Is Delaware the new tax hell?
The Sun's editorial page notes that Delaware, long reputed tax haven, is cranking up taxes to fill an enormous budget gap. Delaware Gov. Jack Markell, it reports, has:
increased the state's gross receipts tax to about 2.1 percent and the income tax on top earners to 6.95 percent. (And when Delaware says "top earners," it means anybody making more than $60,000 a year.) Taxes on cigarettes, alcohol and slot machine proceeds are going up, too. The state is increasing corporate franchise taxes and the public utility tax and is resurrecting the estate tax.All that still probably won't bring our neighbors to quite the level of Maryland's combined state and local taxation. The Washington-based Tax Foundation ranked Maryland fourth in that measure in 2008, while Delaware came in 24th at 9.5 percent. This new increase would put Delaware in the 10 percent range, still lower than Maryland's 10.8 percent. That difference amounts to about $1,187 less in taxes per person in Delaware. Then again, Marylanders make $7,820 more per capita than their counterparts in the First State, so moving still might not be such a great idea.
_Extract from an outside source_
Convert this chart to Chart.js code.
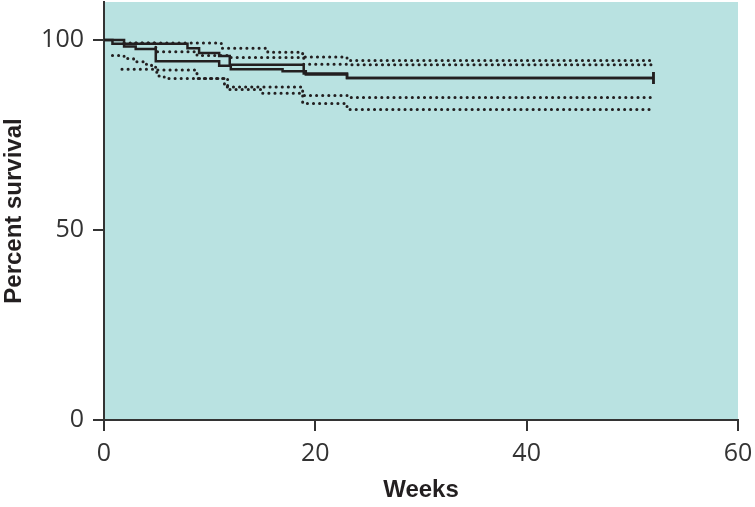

I think Delaware may still look pretty good next to Maryland the next time the Tax Foundation does its study. Delaware's gross receipts tax -- a stealth sales tax -- is still far lower than Maryland's 6 percent sales tax. Unlike Maryland, Delaware has no "piggyback" income tax for localities. So even a top income-tax bracket in Delaware of 6.95 percent is far less than what most Marylanders pay even in lower brackets for the combined state and local income tax. That's the first thing taxpayers see.
(Note that the Tax Foundation percentages are not tax brackets. Rather they represent all state and local taxes -- property, sales, income etc. -- paid by people in that state as a percentage of personal income.)







Comments
Geez... how misguided is it when even a columnist at its own paper calls B.S. on the editorial board's drivel?